Le constat est partagé par Eric Delhaye, président de Val'Aisne : "ça nous pose énormément de problèmes parce qu’on a déjà eu des départs de feu qu’on a su traiter tout de suite, mais nos centres de tri peuvent être menacés à cause de la présence de ces batteries ou de ces objets qui n’ont rien à faire dans le bac jaune". 

500 000 euros d'investissement dans la détection incendie

Valor'Aisne a investi près de 500 000 euros sur leurs deux centres de tri situés à Villeneuve-Saint-Germain, à côté de Soissons et à Urvillers, près de Saint-Quentin "avec des caméras thermiques, de détection de températures dans les tas de déchets, des détecteurs de départs de flamme et des détecteurs de fumée aussi", détaille Jérôme Littière. 

Mais si l'ensemble de ces détecteurs permet d'avoir "une action intense et précoce au niveau du départ du feu", une fois que les flammes prennent "dans une centaine de mètres cubes de matériaux, il n'y a que les pompiers qui peuvent intervenir et notre consigne est de ne pas mettre nos agents en danger". 

Les assureurs ne répondent pas présent

Aujourd'hui, la difficulté pour ces centres de tri publics réside dans le fait de ne plus  avoir "d'assureurs pour nos centres de tri, nos équipes de tri, nos équipements industriels" depuis début janvier 2023, date d'échéance de l'ancien contrat, déplore Eric Delhaye. 

Jérôme Littière avance que l'an dernier "il y a eu 150 millions d’euros de sinistralités sur l’ensemble de la France pour 90 millions d’euros de cotisations, et aujourd’hui, les assureurs ne souhaitent pas assurer les centres de tri, et notamment les centres de tri publics". D'autres collectivités en France rencontrent le même problème. "Les groupes industriels ont moins de problème car ils ont des assurances nationales sur l’ensemble de leurs activités", observe-t-il.

C'est pourquoi Eric Delhaye a "sollicité le ministre de l'Économie, le gouvernement et les parlementaires pour qu'il y ait un droit à l'assurance, une obligation d'assurance pour nos collectivités aux centres de tri, que les assureurs soient obligés de nous faire des propositions, comme on le fait pour les habitations, les automobiles, les particuliers". 

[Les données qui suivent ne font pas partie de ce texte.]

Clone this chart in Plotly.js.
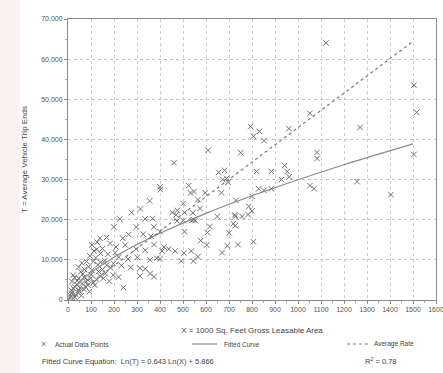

Ce à quoi le ministère de l'Économie et des Finances a répondu "de contacter le médiateur des assurances, mais ce n'est pas une réponse qui nous suffit". Pire encore, Jérôme Littière explique que "les assureurs ne nous font même pas d’offres, ni même une offre avec un montant de cotisation qui serait élevé et un montant de franchise qui est lui-même serait très élevé. On ne peut même pas arbitrer entre plusieurs offres". 

Nous assurons un service public pour l’ensemble des usagers, des habitants, de salubrité publique, de tri et ça nous pose une vraie difficulté. Donc nous demandons une obligation à pouvoir avoir une assurance.

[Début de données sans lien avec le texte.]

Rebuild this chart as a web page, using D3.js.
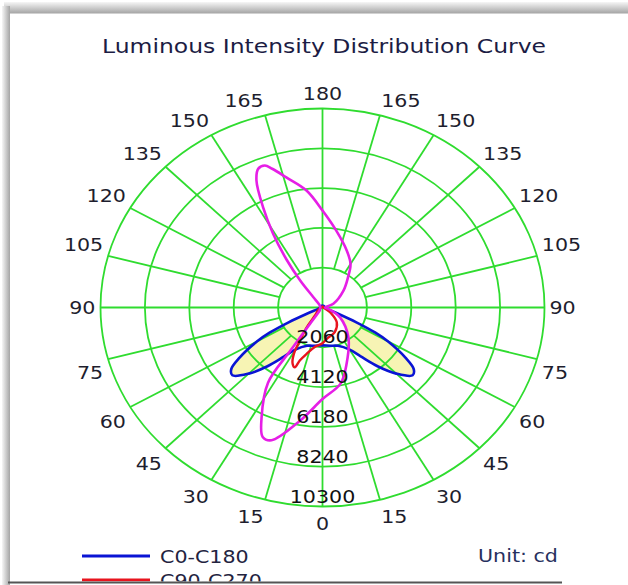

Eric Delhaye, président de Valor' Aisne

Les deux hommes le disent presque en chœur, même s'ils ne sont pas interrogés au même moment : les assureurs ne répondent pas. "Les taux de sinistralité ont été très importants ces dernières années, avec des centres de tri qui ont brûlé, et la sinistralité a été plus importante que les primes d’assurance qui ont été encaissées", observe Eric Delhaye en ajoutant : "mais ce n'est absolument pas une raison pour aujourd’hui de refuser de nous assurer, nous sommes des services publics".

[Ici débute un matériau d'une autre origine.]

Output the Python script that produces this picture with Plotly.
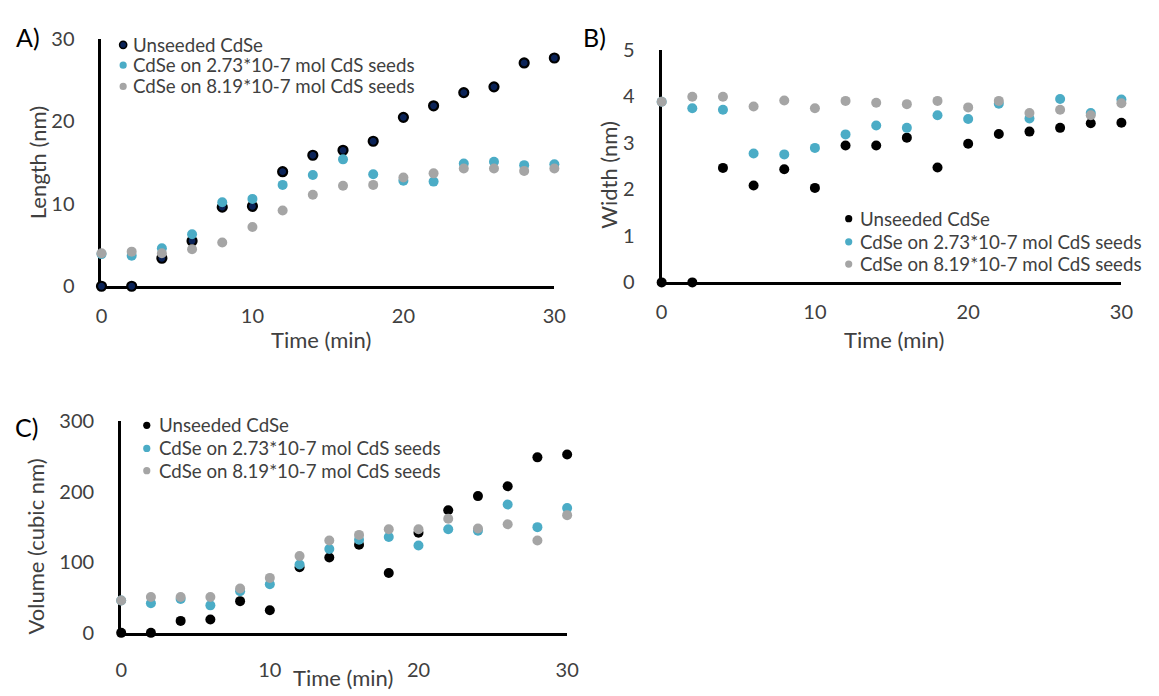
import plotly.graph_objects as go

W, H = 1159, 696

time_min = [0, 2, 4, 6, 8, 10, 12, 14, 16, 18, 20, 22, 24, 26, 28, 30]

series_names = ["Unseeded CdSe",
                "CdSe on 2.73*10-7 mol CdS seeds",
                "CdSe on 8.19*10-7 mol CdS seeds"]

# Panel A: Length (nm)
length_unseeded = [0, 0, 3.4, 5.5, 9.6, 9.7, 13.9, 15.9, 16.5, 17.6, 20.5, 21.9, 23.5, 24.2, 27.1, 27.7]
length_seed273 = [3.9, 3.7, 4.6, 6.3, 10.2, 10.6, 12.3, 13.5, 15.4, 13.6, 12.8, 12.7, 14.9, 15.1, 14.7, 14.8]
length_seed819 = [4.0, 4.2, 4.0, 4.5, 5.3, 7.2, 9.2, 11.1, 12.2, 12.3, 13.2, 13.7, 14.3, 14.3, 14.0, 14.3]

# Panel B: Width (nm)
width_unseeded = [0, 0, 2.46, 2.08, 2.43, 2.03, 2.94, 2.94, 3.11, 2.47, 2.98, 3.19, 3.24, 3.32, 3.42, 3.43]
width_seed273 = [3.88, 3.74, 3.71, 2.77, 2.75, 2.89, 3.18, 3.37, 3.32, 3.59, 3.51, 3.84, 3.52, 3.94, 3.64, 3.93]
width_seed819 = [3.88, 3.99, 3.99, 3.78, 3.91, 3.74, 3.90, 3.86, 3.83, 3.90, 3.76, 3.90, 3.64, 3.71, 3.59, 3.85]

# Panel C: Volume (cubic nm)
volume_unseeded = [0, 0, 17, 19, 45, 32, 93, 107, 125, 85, 142, 174, 194, 208, 249, 253]
volume_seed273 = [46, 42, 48, 39, 59, 69, 97, 119, 132, 136, 124, 147, 145, 182, 150, 177]
volume_seed819 = [46, 51, 51, 51, 63, 78, 109, 131, 139, 147, 147, 162, 148, 154, 131, 167]

x_ticks = [0, 10, 20, 30]
length_ticks = [0, 10, 20, 30]
width_ticks = [0, 1, 2, 3, 4, 5]
volume_ticks = [0, 100, 200, 300]

BLUE = "#4bacc6"
GRAY = "#a5a5a5"
BLACK = "#000000"
NAVY = "#0b2358"
TXT = "#404040"
FONT = "Lato"


def px_x(p):
    return p / W


def px_y(p):
    return 1 - p / H


fig = go.Figure()

panels = [
    ("x", "y", (length_unseeded, length_seed273, length_seed819), "navy"),
    ("x2", "y2", (width_unseeded, width_seed273, width_seed819), "black"),
    ("x3", "y3", (volume_unseeded, volume_seed273, volume_seed819), "black"),
]

for xa, ya, (u, s1, s2), style in panels:
    if style == "navy":
        mk_u = dict(size=9, color=NAVY, line=dict(color=BLACK, width=2.2))
    else:
        mk_u = dict(size=10, color=BLACK, line=dict(width=0))
    fig.add_trace(go.Scatter(x=time_min, y=u, mode="markers", marker=mk_u,
                             name=series_names[0], xaxis=xa, yaxis=ya,
                             cliponaxis=False, showlegend=False))
    fig.add_trace(go.Scatter(x=time_min, y=s1, mode="markers",
                             marker=dict(size=10, color=BLUE, line=dict(width=0)),
                             name=series_names[1], xaxis=xa, yaxis=ya,
                             cliponaxis=False, showlegend=False))
    fig.add_trace(go.Scatter(x=time_min, y=s2, mode="markers",
                             marker=dict(size=10, color=GRAY, line=dict(width=0)),
                             name=series_names[2], xaxis=xa, yaxis=ya,
                             cliponaxis=False, showlegend=False))

tickfont = dict(family=FONT, size=20, color=TXT)


def xax(domain, anchor, standoff=10):
    return dict(domain=domain, anchor=anchor, range=[0, 30], tickvals=x_ticks,
                showgrid=False, zeroline=False, showline=True, linecolor=BLACK,
                linewidth=3, ticks="", tickfont=tickfont, ticklabelstandoff=standoff,
                layer="below traces", fixedrange=True)


def yax(domain, anchor, rng, tv):
    return dict(domain=domain, anchor=anchor, range=rng, tickvals=tv,
                showgrid=False, zeroline=False, showline=True, linecolor=BLACK,
                linewidth=3, ticks="", tickfont=tickfont, ticklabelstandoff=20,
                layer="below traces", fixedrange=True)


A_x = [px_x(97), px_x(557)]
A_y = [px_y(283), px_y(27)]
B_x = [px_x(666), px_x(1133)]
B_y = [px_y(279), px_y(38)]
C_x = [px_x(117), px_x(570)]
C_y = [px_y(642), px_y(423)]

fig.update_layout(
    width=W, height=H,
    margin=dict(l=0, r=0, t=0, b=0),
    paper_bgcolor="white", plot_bgcolor="white",
    showlegend=False,
    xaxis=xax(A_x, "y"),
    yaxis=yax(A_y, "x", [0, 30], length_ticks),
    xaxis2=xax(B_x, "y2"),
    yaxis2=yax(B_y, "x2", [0, 5], width_ticks),
    xaxis3=xax(C_x, "y3", standoff=17),
    yaxis3=yax(C_y, "x3", [0, 300], volume_ticks),
)

annotations = []
shapes = []


def text(x, y, s, size=20, color=TXT, xanchor="center", angle=0):
    annotations.append(dict(x=px_x(x), y=px_y(y), xref="paper", yref="paper",
                            text=s, showarrow=False, xanchor=xanchor,
                            yanchor="middle", textangle=angle,
                            font=dict(family=FONT, size=size, color=color)))


# panel letters
text(22, 25, "A)", size=25, color=BLACK)
text(598, 25, "B)", size=25, color=BLACK)
text(21, 429, "C)", size=25, color=BLACK)

# axis titles
text(32, 155, "Length (nm)", size=22, angle=-90)
text(320, 338, "Time (min)", size=22)
text(612, 167, "Width (nm)", size=22, angle=-90)
text(902, 338, "Time (min)", size=22)
text(30, 553, "Volume (cubic nm)", size=22, angle=-90)
text(342, 688, "Time (min)", size=22)

legend_colors_A = [NAVY, BLUE, GRAY]
legend_colors_BC = [BLACK, BLUE, GRAY]


def legend(mx, tx, rows, colors, outline_first=False):
    for i, (ry, col) in enumerate(zip(rows, colors)):
        line = dict(width=1.5, color=BLACK) if (outline_first and i == 0) else dict(width=0)
        shapes.append(dict(type="circle", xref="paper", yref="paper",
                           xsizemode="pixel", ysizemode="pixel",
                           xanchor=px_x(mx), yanchor=px_y(ry),
                           x0=-3.6, x1=3.6, y0=-3.6, y1=3.6,
                           fillcolor=col, line=line))
        text(tx, ry, series_names[i], size=18.7, xanchor="left")


legend(119, 127, [33, 54, 76], legend_colors_A, outline_first=True)
legend(856, 865, [213, 237, 260], legend_colors_BC)
legend(143, 153, [427, 451, 474], legend_colors_BC)

fig.update_layout(annotations=annotations, shapes=shapes)

fig.write_html("out.html")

Le risque de continuer sans assurance est "extrêmement important". "Non seulement on investit beaucoup d’argent pour renforcer encore plus la sécurité incendie, mais demain, si notre centre de tri brûle, c’est 20 millions d’euros à refinancer", conclut-il avant d'ajouter qu'il faut "au moins deux ans pour reconstruire un centre de tri donc il faudra trouver des solutions extérieures qui coûteront extrêmement chères à la collectivité".